How the DHS practices “transparency”

realid-nonresponsive [A “complete” response from DHS to a FOIA request, with “no deletions”. Click image for larger version.]

A Freedom of Information Act request we made to the Department of Homeland Security hasn’t told us much about what we asked about, but has given us an object lesson in how the DHS practices “transparency”.

An August 2015 document posted on the DHS.gov website revealed that the DHS is systematically collecting data on how many people have been denied access to Federal facilities because they were unable or unwilling to show ID credentials deemed to “comply” with the REAL-ID Act:

Your agency should also have a process for recording the number of encounters of individuals presenting driver’s licenses from noncompliant states for purpose of accessing Federal facilities. This data should be sent monthly to DHS (OSIIS@hq.dhs.gov) for collection no later than the tenth day of each month. DHS will use this data to evaluate the impact of REAL ID enforcement on the public. See Appendix E for a sample report template.

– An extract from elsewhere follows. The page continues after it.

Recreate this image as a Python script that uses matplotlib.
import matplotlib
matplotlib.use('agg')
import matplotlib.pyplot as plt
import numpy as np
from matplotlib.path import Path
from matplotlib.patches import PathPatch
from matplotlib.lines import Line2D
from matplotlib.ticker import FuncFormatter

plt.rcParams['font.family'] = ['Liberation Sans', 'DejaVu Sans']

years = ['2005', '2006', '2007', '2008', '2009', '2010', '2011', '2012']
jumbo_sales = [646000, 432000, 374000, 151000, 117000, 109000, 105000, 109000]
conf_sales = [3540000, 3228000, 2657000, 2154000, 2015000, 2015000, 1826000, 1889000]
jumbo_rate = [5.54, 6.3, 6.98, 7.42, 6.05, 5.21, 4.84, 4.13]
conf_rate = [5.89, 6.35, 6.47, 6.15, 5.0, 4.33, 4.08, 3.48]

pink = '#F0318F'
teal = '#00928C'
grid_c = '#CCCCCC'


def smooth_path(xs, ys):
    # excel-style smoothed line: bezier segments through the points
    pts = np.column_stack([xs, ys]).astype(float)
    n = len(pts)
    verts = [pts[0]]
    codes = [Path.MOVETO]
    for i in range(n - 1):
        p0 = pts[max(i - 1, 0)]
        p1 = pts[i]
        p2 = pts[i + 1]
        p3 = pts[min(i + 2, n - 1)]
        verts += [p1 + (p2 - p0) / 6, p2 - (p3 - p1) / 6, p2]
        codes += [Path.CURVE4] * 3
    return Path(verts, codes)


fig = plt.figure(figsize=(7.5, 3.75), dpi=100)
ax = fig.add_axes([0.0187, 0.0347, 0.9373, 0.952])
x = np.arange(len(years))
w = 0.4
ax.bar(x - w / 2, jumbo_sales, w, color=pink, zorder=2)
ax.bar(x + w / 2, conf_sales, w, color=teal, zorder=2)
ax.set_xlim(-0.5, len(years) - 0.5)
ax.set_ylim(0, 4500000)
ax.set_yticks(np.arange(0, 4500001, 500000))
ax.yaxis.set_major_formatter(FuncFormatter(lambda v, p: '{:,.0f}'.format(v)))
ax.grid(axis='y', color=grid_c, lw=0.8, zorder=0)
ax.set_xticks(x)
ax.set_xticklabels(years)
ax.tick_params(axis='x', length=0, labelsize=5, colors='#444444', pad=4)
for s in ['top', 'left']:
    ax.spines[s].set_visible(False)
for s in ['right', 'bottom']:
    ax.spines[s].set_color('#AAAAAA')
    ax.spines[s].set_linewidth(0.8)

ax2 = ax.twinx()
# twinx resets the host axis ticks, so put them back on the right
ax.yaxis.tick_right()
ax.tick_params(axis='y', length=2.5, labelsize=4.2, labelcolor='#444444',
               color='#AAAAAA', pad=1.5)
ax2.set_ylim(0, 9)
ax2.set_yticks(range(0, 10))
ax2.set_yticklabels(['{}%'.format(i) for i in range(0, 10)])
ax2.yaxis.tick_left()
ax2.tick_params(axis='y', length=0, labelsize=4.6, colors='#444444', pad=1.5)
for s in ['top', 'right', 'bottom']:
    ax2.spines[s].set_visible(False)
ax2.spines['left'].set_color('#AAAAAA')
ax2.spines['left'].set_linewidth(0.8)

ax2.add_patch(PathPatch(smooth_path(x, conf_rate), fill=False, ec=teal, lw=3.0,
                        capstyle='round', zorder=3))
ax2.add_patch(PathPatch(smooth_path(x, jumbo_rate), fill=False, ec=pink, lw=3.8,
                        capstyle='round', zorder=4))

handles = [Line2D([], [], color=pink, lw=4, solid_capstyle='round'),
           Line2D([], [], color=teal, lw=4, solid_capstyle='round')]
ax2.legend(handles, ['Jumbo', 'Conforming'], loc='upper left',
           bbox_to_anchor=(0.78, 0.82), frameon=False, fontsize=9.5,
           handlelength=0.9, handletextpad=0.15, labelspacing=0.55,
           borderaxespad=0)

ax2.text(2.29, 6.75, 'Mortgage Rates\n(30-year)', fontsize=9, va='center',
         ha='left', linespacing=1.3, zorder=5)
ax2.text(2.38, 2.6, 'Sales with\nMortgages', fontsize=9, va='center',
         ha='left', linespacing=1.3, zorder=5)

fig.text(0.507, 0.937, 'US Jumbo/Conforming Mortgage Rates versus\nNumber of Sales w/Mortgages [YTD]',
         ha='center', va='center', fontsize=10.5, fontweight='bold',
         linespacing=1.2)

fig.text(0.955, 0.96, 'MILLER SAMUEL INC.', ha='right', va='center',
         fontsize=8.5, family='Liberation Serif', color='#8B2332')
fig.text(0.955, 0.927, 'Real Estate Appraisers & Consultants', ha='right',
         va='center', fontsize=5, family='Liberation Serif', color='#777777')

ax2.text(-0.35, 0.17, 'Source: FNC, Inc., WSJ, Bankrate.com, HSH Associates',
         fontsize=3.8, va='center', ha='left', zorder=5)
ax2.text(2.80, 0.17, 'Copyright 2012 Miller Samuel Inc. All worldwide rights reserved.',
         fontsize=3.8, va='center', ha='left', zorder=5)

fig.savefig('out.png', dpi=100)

In January of 2016, we submitted a FOIA request to the DHS to the DHS for these reports.  Five months later, after repeated follow-up inquiries, we finally received this mockery of a “response”. It was dated in May, but we didn’t receive it until June, because it was sent to a mis-typed email address and our repeated email and voicemail messages requesting information on the status of the request were ignored. Our request was submitted by email, so it’s not clear why the address on the response was retyped rather than being sent as a “reply” to our message.  But that’s the least of the problems with the DHS response to our request.